Politikern wird zuweilen vorgeworfen, keinen Handschlag zu tun, und manchmal bringt sie dieser Vorwurf sogar vor Gericht. So war es bei Gerd Grüner, dem SPD-Bürgermeister der Stadt Greiz in Thüringen. Als Grüner nach der Kommunalwahl im vergangenen Jahr die Stadträte inaugurierte, verweigerte er den beiden Abgeordneten der NPD den Handschlag. Diese wählten daraufhin den Rechtsweg und verwiesen auf die Kommunalordnung des Landes. In Paragraf 24, Absatz 2 dieser heißt es, die Gemeinderatsmitglieder seien durch den Bürgermeister "auf die gewissenhafte Erfüllung ihrer Pflichten durch Handschlag zu verpflichten. Verweigert ein Gemeinderatsmitglied die Verpflichtung, so verliert es sein Amt."
Das Verwaltungsgericht Gera wies die Klage am Mittwoch ab, es bestehe kein Rechtsanspruch auf einen Handschlag. Zur Begründung führten die Richter an, dass Stadträten durch die bloße Unterlassung einer solchen Geste keinerlei rechtliche Nachteile entstünden und sich an ihrem Status nichts ändere. Der Handschlag habe in diesem Kontext allein "symbolischen Charakter" - die Symbolpolitik Grüners bleibt damit straffrei.

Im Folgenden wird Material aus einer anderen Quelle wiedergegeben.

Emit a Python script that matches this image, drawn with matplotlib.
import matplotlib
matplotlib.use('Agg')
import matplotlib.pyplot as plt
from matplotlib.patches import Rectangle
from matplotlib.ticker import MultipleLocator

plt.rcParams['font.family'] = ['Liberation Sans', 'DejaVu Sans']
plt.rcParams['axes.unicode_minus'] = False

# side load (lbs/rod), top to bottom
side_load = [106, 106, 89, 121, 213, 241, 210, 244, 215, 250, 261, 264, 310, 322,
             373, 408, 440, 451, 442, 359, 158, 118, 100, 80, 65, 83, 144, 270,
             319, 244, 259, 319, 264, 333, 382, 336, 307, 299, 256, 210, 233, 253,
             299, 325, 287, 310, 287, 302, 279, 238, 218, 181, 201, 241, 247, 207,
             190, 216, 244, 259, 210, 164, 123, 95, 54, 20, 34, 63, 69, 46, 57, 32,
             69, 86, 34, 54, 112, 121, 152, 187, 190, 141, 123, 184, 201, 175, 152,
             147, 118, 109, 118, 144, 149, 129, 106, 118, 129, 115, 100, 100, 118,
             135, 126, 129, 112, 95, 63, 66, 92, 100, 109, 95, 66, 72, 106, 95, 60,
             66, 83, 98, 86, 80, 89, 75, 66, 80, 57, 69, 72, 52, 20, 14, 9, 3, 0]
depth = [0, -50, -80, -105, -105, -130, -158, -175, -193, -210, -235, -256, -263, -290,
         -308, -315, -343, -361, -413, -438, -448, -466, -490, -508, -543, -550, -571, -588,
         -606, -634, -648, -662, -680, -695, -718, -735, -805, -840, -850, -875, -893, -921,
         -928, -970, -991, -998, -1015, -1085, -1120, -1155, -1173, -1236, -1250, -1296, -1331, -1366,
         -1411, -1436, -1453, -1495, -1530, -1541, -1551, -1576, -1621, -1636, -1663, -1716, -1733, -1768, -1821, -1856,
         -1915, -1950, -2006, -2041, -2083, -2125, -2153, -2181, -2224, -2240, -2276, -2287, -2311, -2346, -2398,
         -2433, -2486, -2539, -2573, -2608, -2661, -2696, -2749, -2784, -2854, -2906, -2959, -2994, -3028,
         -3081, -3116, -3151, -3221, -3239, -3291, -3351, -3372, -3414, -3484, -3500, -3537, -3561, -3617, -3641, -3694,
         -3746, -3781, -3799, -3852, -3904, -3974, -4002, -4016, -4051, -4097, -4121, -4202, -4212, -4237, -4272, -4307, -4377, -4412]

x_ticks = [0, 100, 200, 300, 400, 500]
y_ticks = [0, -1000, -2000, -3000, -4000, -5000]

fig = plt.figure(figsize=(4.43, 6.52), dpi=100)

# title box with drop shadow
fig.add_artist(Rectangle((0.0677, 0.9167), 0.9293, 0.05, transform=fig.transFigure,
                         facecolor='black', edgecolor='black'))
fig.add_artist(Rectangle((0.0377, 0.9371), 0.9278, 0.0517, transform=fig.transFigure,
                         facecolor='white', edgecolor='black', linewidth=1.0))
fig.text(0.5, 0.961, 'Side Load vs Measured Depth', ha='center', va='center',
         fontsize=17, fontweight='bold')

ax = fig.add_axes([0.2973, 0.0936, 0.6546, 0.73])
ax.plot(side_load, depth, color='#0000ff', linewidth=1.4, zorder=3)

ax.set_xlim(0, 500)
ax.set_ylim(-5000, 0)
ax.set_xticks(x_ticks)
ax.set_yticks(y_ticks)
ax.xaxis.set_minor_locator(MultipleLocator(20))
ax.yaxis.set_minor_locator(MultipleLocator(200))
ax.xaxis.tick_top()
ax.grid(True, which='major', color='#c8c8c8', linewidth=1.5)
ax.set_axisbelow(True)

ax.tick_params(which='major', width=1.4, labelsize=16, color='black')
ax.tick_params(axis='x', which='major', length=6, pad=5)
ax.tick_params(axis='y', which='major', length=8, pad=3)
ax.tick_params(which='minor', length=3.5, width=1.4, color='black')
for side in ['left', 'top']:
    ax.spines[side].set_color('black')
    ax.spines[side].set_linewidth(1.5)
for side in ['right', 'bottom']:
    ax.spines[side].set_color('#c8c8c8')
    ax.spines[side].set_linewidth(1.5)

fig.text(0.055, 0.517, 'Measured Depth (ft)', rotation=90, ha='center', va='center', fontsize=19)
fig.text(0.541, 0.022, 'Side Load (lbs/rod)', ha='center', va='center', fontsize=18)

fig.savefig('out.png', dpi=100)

In einem ähnlichen Fall hatte das Verwaltungsgericht Meiningen im November eine Klage des Eisenacher Stadtrats Patrick Wieschke (NPD) gegen die Oberbürgermeisterin Katja Wolf (Linke) abgewiesen. Wolf hatte Wieschke ebenfalls den Handschlag verweigert. Dessen Anwalt führte daraufhin an, das Gericht dürfe nicht zulassen, dass Amtsträger selbst entschieden, welche Rechtsnorm denn zu erfüllen seien und welche nicht. Wolf sagte, eine Pflicht zum Handschlag verletze ihre Persönlichkeitsrechte und Intimsphäre. Das Gericht schließlich wies die Klage aus formalen Gründen ab. Ein besonderes Interesse konnten die Richter nicht erkennen, unter anderem mangels Wiederholungsgefahr.

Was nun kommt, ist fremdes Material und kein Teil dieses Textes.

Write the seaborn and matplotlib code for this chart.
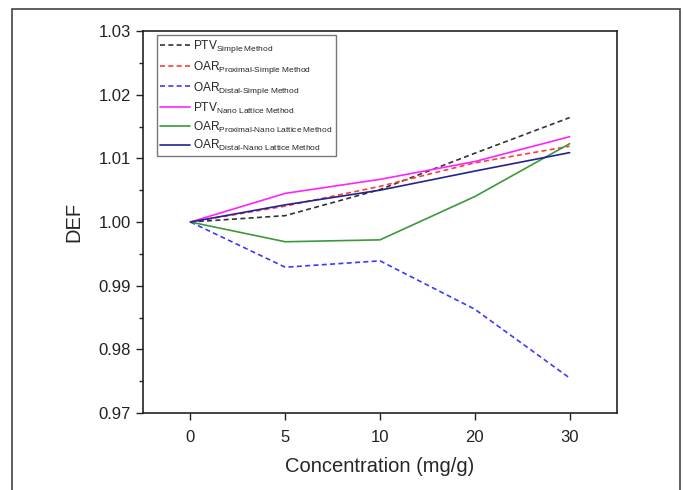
import matplotlib
matplotlib.use("Agg")
import matplotlib.pyplot as plt
import matplotlib.patches as mpatches
from matplotlib.ticker import FormatStrFormatter, MultipleLocator
import pandas as pd
import seaborn as sns

# Concentration levels (shown as evenly spaced categories)
concentrations = ["0", "5", "10", "20", "30"]

ptv_simple = [1.0000, 1.0010, 1.0051, 1.0108, 1.0164]
oar_prox_simple = [1.0000, 1.0025, 1.0056, 1.0093, 1.0119]
oar_dist_simple = [1.0000, 0.9929, 0.9939, 0.9863, 0.9755]
ptv_nano = [1.0000, 1.0045, 1.0067, 1.0095, 1.0134]
oar_prox_nano = [1.0000, 0.9969, 0.9972, 1.0040, 1.0123]
oar_dist_nano = [1.0000, 1.0027, 1.0050, 1.0080, 1.0109]

series_names = [
    r"PTV$_{\mathrm{Simple\ Method}}$",
    r"OAR$_{\mathrm{Proximal\text{-}Simple\ Method}}$",
    r"OAR$_{\mathrm{Distal\text{-}Simple\ Method}}$",
    r"PTV$_{\mathrm{Nano\ Lattice\ Method}}$",
    r"OAR$_{\mathrm{Proximal\text{-}Nano\ Lattice\ Method}}$",
    r"OAR$_{\mathrm{Distal\text{-}Nano\ Lattice\ Method}}$",
]
series_values = [ptv_simple, oar_prox_simple, oar_dist_simple,
                 ptv_nano, oar_prox_nano, oar_dist_nano]

colors = ["#333333", "#ff3b3b", "#3a3aff", "#ff22ff", "#3a9a3a", "#23238f"]
dash_styles = [(3, 2), (3, 2), (3, 2), "", "", ""]

rows = []
for name, vals in zip(series_names, series_values):
    for c, v in zip(concentrations, vals):
        rows.append({"conc": c, "DEF": v, "series": name})
df = pd.DataFrame(rows)

sns.set_theme(style="ticks")
plt.rcParams["font.family"] = ["Liberation Sans", "DejaVu Sans"]
plt.rcParams["mathtext.fontset"] = "custom"
plt.rcParams["mathtext.rm"] = "Liberation Sans"
plt.rcParams["mathtext.it"] = "Liberation Sans"

fig = plt.figure(figsize=(6.83, 4.90), dpi=100)
ax = fig.add_axes([0.2094, 0.1571, 0.694, 0.7796])

sns.lineplot(data=df, x="conc", y="DEF", hue="series", style="series",
             palette=dict(zip(series_names, colors)),
             dashes=dict(zip(series_names, dash_styles)),
             sort=False, linewidth=1.2, ax=ax)

ax.set_xlim(-0.5, 4.5)
ax.set_ylim(0.97, 1.03)
ax.yaxis.set_major_locator(MultipleLocator(0.01))
ax.yaxis.set_minor_locator(MultipleLocator(0.005))
ax.yaxis.set_major_formatter(FormatStrFormatter("%.2f"))
ax.tick_params(axis="both", which="major", direction="out", length=5,
               width=1, labelsize=12, colors="#222222")
ax.tick_params(axis="x", which="major", pad=7)
ax.tick_params(axis="y", which="minor", direction="out", length=3, width=1)
for s in ax.spines.values():
    s.set_visible(True)
    s.set_linewidth(1.2)
    s.set_color("#222222")

ax.set_xlabel("Concentration (mg/g)", fontsize=14.5, labelpad=9)
ax.set_ylabel("DEF", fontsize=14.5, labelpad=11)

handles, labels = ax.get_legend_handles_labels()
leg = ax.legend(handles, labels, loc="upper left",
                bbox_to_anchor=(0.0295, 0.9895), borderaxespad=0,
                fontsize=8.6, frameon=True, fancybox=False, framealpha=1,
                edgecolor="#777777", handlelength=2.5, handletextpad=0.3,
                labelspacing=0.32, borderpad=0.25)
leg.get_frame().set_linewidth(1)

# outer frame around the figure
fig.patches.append(mpatches.Rectangle((12 / 683, -0.05), 668 / 683, 1.05 - 9 / 490,
                                      transform=fig.transFigure, fill=False,
                                      edgecolor="#444444", linewidth=1.2))

fig.savefig("out.png", dpi=100)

Über die Notwendigkeiten und Rechtsfolgen des Handschlags
Schon verfügbar war da die Drucksache 5/8138 des Thüringer Landtags. Die linke Landtagsabgeordnete Katharina König hatte sich bei der Landesregierung in einer kleinen Anfrage zu Notwendigkeit und Rechtsfolgen des Handschlags erkundigt. Der damalige Innenminister Jörg Geibert (CDU) führte aus, die Kommunalordnung setze, entgegen ihrem Wortlaut, "nicht zwingend einen Handschlag voraus". In gleicher Weise ungezwungen fügte Geibert dieser eigentlich klaren Ansage noch ein paar Sätze allerfeinstes Verwaltungs-Laissez-faire hinzu. Der Handschlag sei als "diesbezügliche Bestätigung" der Verpflichtung "lediglich ordnungspolitischer Natur".
Geklärt ist also, was all diese Ausführungen und Urteile für Wolf und Grüner bedeuten, für die NPD und die Kommunalpolitik in Thüringen. Was aber bedeuten sie für den Kern dieses Streits, also für den Handschlag? Er geht wohl gestärkt aus den Verhandlungen hervor. Seine Abwertung de jure ist eine formale. Sie wird mehr als aufgewogen durch den zusätzlichen Handlungsspielraum, der sich aus ihr ergibt: Wer keinen Handschlag möchte, der muss keinen geben und er wird dafür auch nicht bestraft. Diese Rechtssicherheit dürfte selbst abseits politischer Überlegungen von einigem Wert sein. Die Grippesaison dauert an.